# AIM OF THE TASK
The lines to reproduce run from the first one through the line containing "import plotly.graph_objects as go". Reproduce them exactly.

# SOURCE MATERIAL

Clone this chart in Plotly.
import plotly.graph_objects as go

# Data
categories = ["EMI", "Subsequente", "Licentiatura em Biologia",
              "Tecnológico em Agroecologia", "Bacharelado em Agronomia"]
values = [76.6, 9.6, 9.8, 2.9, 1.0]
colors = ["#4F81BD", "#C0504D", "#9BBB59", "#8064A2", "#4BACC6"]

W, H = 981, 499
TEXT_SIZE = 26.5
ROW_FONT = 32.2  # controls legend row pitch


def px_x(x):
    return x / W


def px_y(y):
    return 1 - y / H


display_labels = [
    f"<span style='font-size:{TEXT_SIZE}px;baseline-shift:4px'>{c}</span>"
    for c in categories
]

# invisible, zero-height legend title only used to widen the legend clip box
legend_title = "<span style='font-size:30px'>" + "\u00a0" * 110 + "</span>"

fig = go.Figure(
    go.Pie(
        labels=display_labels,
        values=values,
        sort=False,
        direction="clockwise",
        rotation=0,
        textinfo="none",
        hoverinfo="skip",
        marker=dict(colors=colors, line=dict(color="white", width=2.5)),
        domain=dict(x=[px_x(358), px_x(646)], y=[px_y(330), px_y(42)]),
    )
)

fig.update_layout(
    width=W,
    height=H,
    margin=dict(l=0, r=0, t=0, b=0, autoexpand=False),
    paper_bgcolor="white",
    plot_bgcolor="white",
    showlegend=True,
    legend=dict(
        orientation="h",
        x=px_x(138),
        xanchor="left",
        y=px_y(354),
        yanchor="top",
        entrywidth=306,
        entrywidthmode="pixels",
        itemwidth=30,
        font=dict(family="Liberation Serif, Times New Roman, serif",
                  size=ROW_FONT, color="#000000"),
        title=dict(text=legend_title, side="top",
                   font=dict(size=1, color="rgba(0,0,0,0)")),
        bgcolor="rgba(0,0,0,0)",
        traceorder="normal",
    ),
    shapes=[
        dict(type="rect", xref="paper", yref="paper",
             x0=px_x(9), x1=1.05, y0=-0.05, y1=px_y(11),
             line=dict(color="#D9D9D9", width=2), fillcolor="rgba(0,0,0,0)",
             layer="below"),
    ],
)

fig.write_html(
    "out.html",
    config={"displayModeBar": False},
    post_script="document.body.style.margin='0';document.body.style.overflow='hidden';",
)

# SOLUTION TO THE EXERCISE
Clone this chart in Plotly.
import plotly.graph_objects as go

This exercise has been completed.